Pero he aquí que, como la mitología griega nos suele relatar, la esposa de Minos se enamora perdidamente de este toro blanco, que es lo único que anhela y desea y, como no encuentra cómo acercarse a él, pide a Dédalo, el gran constructor, otro favor: que fabrique una enorme vaca de bronce lo suficientemente bella y atractiva como para que el toro se sintiese inclinado por la vaca y Pasifae quedase escondida en ésta. La tragedia es enorme: Dédalo construye la vaca, Pasifae se esconde, el toro se acerca a ella y de esta extrañísima unión entre una mujer y un toro blanco, va a surgir una bestia mitad hombre, mitad toro: el Minotauro.

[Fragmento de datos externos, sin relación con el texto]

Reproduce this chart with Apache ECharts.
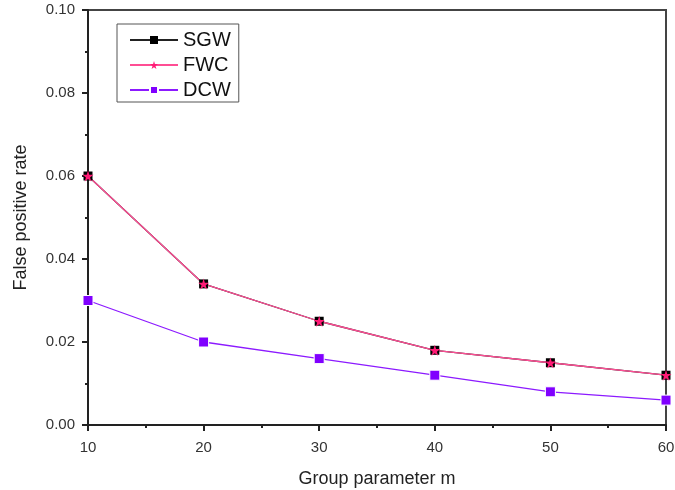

Este monstruo, este engendro, va a residir en el centro del laberinto, que, a partir de ahora, se va a transformar, y no será ya un conjunto de jardines y palacios, sino un lugar tétrico, aterrador y doloroso: el recuerdo perpetuo del drama del rey de Creta.

En otras antiguas tradiciones, además de la de Creta, encontramos una explicación un poco menos simplista para el drama de Pasifae y el toro blanco. Descubrimos, por ejemplo, en los relatos de la antigua América precolombina y en la India, alusiones a que en un determinado momento de la evolución humana, hace millones de años, según nos dicen, hubo un instante en que los hombres se confundieron y mezclaron con los animales y, de esa aberración y ruptura de las leyes de la Naturaleza, surgieron verdaderos monstruos, seres híbridos, extrañísimos de definir.

No era solamente que guardasen en sí la maldad, como en el caso del Minotauro, sino que guardaban la vergüenza del secreto que no debería revelarse jamás después de que pudo borrarse esta cuestión de la memoria de los hombres. Así, la relación de Pasifae y el toro y el nacimiento del Minotauro hace, en cierto modo, referencia a estas antiguas humanidades y a estos viejos procesos que se ocultaron del recuerdo en un determinado instante. Por otra parte, el monstruo, el Minotauro, representa la materia ciega e informe, sin inteligencia ni dirección, encerrada en el centro del laberinto esperando las víctimas propiciatorias.